WHAT IS REQUIRED:
Retype only what runs from the beginning of the data through the line with "20.5226, 19.4765, 3.5217]"; please omit the pictures and keep every line exact.

DATA FOR PROCESSING:
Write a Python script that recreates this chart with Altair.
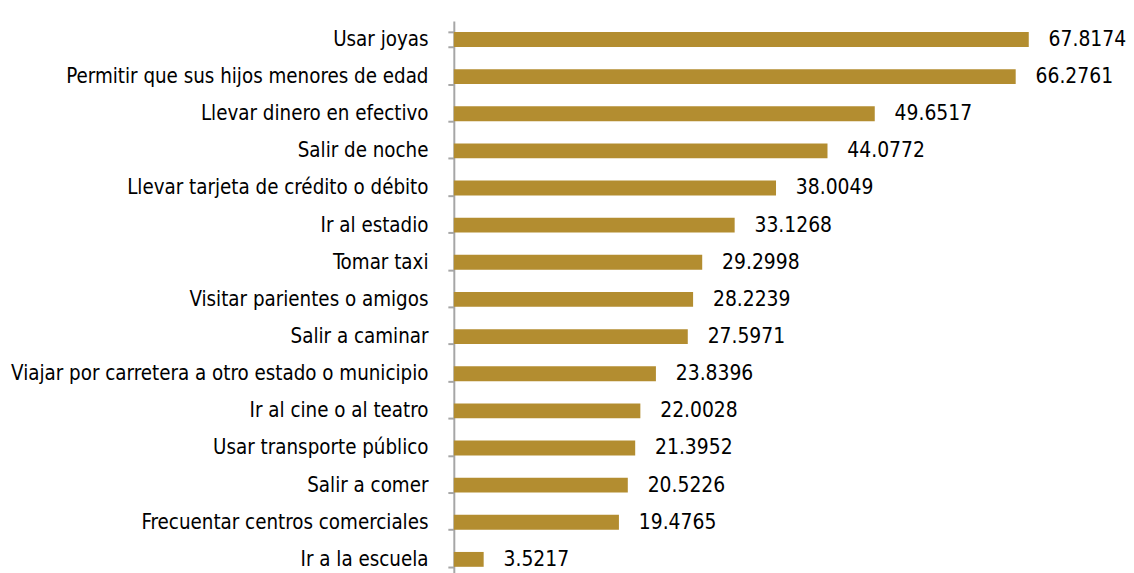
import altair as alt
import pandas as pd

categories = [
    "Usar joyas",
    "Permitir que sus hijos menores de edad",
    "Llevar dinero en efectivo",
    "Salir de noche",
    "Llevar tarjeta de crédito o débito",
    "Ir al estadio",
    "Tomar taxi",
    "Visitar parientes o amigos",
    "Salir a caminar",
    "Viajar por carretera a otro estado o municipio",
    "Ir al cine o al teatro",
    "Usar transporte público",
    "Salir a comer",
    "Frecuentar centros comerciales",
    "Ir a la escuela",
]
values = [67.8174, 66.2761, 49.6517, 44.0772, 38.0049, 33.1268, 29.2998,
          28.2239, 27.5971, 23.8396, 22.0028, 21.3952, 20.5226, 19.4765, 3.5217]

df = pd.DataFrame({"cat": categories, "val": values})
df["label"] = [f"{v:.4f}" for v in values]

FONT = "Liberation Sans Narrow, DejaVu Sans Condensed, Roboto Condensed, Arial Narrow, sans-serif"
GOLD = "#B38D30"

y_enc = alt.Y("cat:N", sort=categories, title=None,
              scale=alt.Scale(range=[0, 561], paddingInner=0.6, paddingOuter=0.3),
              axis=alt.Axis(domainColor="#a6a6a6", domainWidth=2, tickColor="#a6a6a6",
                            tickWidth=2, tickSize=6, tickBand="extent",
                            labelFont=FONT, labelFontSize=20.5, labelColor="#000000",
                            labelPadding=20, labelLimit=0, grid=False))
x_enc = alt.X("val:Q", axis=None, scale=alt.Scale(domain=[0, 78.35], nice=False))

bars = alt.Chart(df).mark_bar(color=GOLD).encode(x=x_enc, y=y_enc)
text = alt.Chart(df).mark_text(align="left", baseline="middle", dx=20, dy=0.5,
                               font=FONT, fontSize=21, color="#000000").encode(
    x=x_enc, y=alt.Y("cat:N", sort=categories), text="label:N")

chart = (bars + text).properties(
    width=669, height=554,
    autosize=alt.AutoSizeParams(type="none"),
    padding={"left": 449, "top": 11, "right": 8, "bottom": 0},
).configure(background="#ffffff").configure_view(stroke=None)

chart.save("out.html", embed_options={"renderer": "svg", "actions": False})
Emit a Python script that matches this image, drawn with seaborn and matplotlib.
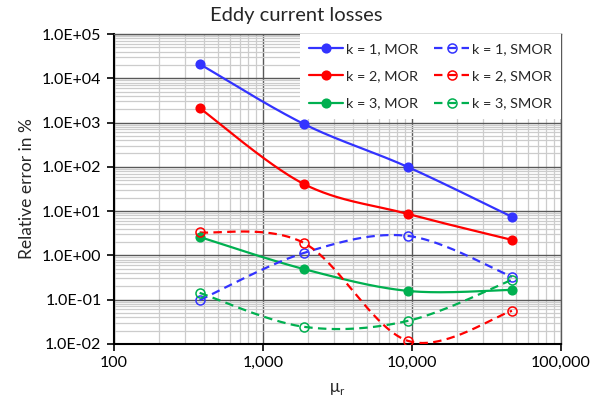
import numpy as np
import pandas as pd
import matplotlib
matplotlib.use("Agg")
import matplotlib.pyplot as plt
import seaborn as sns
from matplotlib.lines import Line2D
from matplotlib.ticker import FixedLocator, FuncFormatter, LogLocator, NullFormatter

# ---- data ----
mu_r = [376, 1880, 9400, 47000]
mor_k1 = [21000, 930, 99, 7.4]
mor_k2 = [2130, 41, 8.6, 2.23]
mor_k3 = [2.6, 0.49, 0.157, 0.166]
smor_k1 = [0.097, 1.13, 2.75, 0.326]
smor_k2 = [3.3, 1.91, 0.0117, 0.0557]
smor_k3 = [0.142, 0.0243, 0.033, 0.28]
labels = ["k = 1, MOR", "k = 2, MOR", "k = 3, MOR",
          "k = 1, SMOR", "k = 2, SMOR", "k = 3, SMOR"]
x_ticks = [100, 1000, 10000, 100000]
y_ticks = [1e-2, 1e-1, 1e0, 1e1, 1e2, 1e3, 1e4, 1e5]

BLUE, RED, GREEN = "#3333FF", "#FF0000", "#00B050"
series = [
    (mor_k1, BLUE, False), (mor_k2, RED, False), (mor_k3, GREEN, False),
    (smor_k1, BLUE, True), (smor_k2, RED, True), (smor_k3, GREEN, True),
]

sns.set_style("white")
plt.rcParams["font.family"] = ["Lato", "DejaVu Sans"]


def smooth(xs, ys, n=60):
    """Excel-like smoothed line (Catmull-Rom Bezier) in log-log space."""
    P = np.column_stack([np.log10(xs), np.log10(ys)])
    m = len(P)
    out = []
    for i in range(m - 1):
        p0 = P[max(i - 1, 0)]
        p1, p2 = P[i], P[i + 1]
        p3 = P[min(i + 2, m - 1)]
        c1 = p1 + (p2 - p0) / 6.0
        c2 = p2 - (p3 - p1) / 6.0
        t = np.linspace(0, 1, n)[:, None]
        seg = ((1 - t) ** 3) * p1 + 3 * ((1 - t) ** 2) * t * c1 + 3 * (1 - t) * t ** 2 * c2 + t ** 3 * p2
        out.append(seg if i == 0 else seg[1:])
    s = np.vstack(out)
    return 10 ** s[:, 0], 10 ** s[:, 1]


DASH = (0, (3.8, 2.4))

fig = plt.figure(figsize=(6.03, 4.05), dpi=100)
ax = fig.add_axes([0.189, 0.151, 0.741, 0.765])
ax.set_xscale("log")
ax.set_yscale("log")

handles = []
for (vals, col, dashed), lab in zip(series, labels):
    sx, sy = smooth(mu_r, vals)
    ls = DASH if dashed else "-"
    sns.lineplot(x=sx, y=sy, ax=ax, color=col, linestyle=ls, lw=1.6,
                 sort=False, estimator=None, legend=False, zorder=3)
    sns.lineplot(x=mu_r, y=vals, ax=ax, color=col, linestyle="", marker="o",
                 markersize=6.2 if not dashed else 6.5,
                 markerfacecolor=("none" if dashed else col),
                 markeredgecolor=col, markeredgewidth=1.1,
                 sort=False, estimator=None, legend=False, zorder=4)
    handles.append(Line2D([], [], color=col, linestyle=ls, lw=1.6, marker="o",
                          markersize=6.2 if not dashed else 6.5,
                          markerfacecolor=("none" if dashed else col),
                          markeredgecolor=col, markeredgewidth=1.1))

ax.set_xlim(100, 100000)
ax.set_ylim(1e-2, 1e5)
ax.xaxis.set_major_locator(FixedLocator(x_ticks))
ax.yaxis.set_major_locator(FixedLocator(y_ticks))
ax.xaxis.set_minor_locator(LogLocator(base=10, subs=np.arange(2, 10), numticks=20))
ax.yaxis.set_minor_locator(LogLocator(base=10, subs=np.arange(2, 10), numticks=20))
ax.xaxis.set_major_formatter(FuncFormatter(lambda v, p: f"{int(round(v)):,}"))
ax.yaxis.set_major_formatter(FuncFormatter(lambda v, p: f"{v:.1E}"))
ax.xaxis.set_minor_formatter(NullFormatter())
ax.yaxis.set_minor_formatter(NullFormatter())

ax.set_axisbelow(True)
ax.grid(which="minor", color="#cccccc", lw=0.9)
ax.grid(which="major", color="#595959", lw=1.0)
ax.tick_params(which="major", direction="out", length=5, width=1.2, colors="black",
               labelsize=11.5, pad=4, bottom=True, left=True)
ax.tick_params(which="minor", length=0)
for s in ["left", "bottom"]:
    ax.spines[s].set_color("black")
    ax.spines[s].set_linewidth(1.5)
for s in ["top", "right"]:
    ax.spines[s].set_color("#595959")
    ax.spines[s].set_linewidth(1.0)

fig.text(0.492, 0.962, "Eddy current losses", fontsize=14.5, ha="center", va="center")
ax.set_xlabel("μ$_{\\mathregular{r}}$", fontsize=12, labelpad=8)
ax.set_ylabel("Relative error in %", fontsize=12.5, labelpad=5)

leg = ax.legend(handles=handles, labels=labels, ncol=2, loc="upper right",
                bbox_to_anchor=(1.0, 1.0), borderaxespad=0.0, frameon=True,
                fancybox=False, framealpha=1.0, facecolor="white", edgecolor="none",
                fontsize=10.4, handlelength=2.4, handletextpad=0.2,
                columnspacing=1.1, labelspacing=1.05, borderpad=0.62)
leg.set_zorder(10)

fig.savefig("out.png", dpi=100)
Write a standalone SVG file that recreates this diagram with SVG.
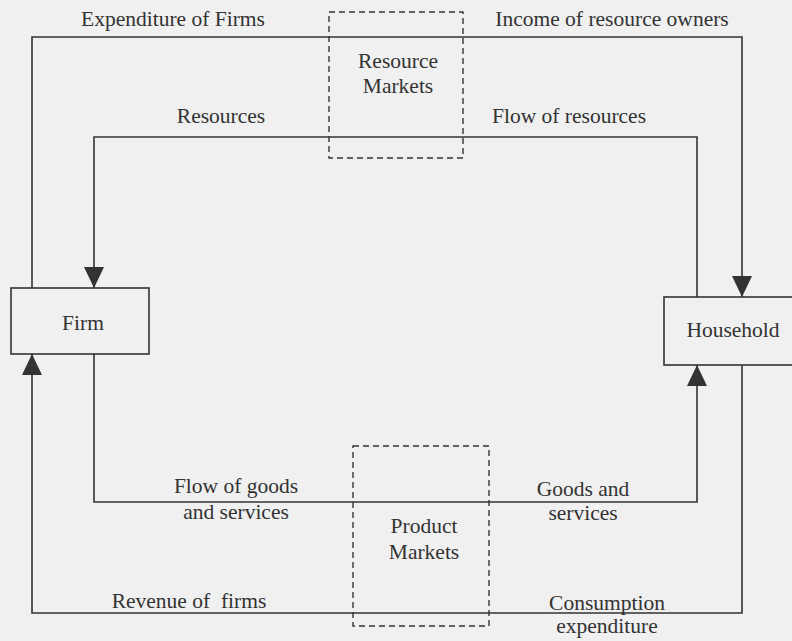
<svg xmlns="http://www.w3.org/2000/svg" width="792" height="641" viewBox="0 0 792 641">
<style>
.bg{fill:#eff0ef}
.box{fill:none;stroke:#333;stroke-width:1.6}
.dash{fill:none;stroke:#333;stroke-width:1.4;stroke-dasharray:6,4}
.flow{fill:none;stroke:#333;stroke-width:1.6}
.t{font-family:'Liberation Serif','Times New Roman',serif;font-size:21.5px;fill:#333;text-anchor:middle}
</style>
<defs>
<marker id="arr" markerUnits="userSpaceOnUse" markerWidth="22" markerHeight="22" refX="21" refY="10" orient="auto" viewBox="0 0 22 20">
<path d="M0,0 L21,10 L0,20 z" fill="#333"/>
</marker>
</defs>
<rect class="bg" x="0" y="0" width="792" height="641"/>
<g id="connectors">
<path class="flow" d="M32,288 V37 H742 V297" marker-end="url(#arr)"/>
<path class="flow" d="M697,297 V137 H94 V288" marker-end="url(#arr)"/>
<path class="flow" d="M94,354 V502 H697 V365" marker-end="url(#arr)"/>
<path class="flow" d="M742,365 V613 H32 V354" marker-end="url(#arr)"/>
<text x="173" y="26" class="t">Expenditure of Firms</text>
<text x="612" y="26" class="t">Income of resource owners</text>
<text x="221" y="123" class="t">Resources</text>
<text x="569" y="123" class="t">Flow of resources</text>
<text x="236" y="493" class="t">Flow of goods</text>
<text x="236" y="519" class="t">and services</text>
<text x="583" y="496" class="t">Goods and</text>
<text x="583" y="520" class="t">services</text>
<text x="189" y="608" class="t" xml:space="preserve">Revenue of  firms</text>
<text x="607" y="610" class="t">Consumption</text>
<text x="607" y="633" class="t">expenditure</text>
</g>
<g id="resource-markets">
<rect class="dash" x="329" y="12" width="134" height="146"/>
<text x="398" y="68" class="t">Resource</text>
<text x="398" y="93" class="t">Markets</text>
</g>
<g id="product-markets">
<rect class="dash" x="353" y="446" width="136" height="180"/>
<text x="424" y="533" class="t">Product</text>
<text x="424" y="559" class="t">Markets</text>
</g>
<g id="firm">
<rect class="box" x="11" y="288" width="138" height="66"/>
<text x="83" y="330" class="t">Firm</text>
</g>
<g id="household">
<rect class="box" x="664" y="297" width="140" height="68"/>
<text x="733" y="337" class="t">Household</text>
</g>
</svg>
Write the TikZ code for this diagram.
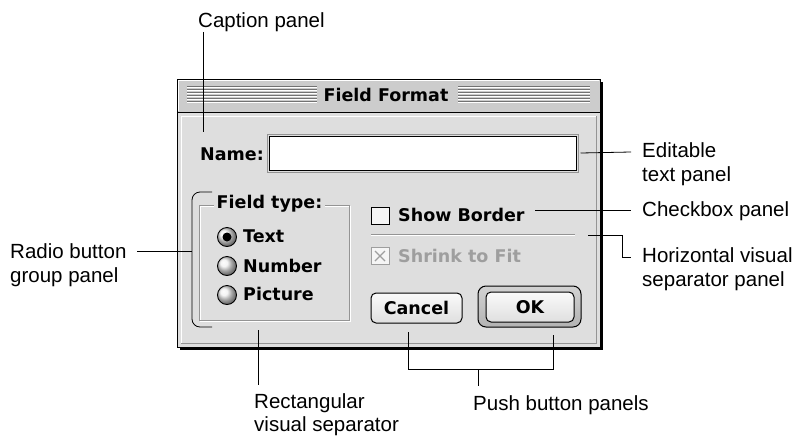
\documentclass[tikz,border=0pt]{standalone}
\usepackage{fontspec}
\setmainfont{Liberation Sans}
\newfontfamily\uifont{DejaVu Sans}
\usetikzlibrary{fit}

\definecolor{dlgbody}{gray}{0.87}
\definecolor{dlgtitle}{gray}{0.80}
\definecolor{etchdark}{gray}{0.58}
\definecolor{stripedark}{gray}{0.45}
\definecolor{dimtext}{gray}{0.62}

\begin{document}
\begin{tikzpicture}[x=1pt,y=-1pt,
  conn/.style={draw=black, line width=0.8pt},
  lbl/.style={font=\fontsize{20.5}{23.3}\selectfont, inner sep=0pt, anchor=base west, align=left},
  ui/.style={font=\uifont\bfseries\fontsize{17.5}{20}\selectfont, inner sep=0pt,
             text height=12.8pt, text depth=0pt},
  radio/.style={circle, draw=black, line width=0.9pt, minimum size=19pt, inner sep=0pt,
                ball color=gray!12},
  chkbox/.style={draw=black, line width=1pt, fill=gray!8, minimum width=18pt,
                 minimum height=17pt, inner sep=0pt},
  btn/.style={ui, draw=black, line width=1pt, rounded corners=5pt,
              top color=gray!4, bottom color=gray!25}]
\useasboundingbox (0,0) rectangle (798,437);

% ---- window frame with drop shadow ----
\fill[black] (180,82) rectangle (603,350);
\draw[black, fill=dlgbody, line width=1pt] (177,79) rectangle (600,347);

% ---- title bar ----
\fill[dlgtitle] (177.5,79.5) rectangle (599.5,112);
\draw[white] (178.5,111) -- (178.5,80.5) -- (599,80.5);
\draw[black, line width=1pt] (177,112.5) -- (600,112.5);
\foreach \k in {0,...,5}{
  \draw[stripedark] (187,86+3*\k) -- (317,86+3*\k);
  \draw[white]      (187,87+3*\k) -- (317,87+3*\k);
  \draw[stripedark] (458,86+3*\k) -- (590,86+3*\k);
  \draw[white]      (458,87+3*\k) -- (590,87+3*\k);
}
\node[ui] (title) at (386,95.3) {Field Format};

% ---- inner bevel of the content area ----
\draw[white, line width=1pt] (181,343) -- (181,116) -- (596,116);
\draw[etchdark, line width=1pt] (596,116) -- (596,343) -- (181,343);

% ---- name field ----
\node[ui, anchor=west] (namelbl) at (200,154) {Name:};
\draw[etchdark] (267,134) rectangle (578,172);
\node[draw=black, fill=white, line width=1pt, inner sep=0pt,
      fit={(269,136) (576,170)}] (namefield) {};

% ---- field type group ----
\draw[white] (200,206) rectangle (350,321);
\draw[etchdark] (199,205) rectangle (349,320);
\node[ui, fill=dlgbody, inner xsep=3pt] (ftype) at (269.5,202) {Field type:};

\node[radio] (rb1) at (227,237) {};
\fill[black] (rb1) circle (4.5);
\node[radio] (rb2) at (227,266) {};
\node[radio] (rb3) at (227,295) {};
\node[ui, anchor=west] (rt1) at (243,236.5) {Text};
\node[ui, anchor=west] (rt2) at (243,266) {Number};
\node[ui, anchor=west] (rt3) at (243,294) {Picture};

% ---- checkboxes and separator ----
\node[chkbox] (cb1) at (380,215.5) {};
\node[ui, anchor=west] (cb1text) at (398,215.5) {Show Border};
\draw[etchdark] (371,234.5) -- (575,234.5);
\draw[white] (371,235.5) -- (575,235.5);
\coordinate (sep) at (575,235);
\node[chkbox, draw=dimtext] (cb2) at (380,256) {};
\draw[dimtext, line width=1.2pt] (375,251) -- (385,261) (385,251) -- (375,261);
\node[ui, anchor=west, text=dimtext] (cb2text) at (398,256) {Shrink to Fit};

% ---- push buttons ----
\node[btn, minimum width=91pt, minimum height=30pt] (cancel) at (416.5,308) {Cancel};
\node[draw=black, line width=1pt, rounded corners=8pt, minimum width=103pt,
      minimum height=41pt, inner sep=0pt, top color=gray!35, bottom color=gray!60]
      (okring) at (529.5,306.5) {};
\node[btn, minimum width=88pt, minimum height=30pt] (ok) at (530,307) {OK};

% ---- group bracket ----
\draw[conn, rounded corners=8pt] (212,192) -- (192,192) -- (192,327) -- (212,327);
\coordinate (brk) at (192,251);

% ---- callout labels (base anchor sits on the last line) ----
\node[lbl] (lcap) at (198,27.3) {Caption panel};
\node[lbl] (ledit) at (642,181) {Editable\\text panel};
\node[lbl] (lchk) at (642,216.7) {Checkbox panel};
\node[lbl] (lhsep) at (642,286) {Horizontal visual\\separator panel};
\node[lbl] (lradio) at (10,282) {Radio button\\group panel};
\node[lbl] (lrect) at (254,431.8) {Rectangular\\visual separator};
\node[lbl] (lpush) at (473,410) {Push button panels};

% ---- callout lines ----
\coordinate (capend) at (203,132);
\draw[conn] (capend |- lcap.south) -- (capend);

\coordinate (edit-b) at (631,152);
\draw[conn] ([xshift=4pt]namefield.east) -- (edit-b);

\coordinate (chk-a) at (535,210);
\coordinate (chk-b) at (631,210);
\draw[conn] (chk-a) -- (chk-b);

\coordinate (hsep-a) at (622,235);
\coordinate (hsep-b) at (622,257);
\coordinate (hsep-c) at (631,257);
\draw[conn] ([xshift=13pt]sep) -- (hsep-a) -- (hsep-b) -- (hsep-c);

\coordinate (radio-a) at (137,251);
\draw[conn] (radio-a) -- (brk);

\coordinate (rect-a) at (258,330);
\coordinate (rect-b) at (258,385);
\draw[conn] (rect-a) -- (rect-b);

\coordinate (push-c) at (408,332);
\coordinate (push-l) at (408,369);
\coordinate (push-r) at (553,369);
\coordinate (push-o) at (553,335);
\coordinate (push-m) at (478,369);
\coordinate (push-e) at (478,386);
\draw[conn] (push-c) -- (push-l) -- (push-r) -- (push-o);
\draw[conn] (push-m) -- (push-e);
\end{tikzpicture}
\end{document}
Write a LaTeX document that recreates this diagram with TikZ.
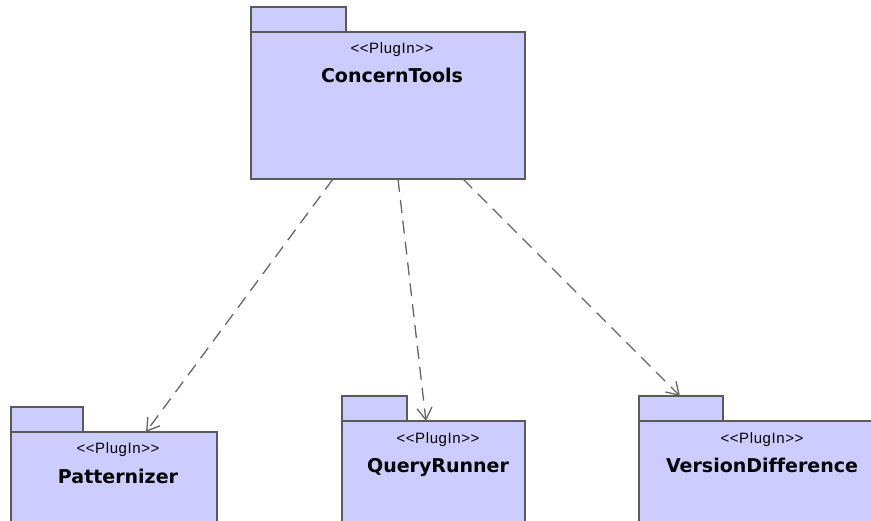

FULL SOLUTION:
Write a Python script that recreates this chart with Altair.
import altair as alt
import pandas as pd

categories = [
    "Usar joyas",
    "Permitir que sus hijos menores de edad",
    "Llevar dinero en efectivo",
    "Salir de noche",
    "Llevar tarjeta de crédito o débito",
    "Ir al estadio",
    "Tomar taxi",
    "Visitar parientes o amigos",
    "Salir a caminar",
    "Viajar por carretera a otro estado o municipio",
    "Ir al cine o al teatro",
    "Usar transporte público",
    "Salir a comer",
    "Frecuentar centros comerciales",
    "Ir a la escuela",
]
values = [67.8174, 66.2761, 49.6517, 44.0772, 38.0049, 33.1268, 29.2998,
          28.2239, 27.5971, 23.8396, 22.0028, 21.3952, 20.5226, 19.4765, 3.5217]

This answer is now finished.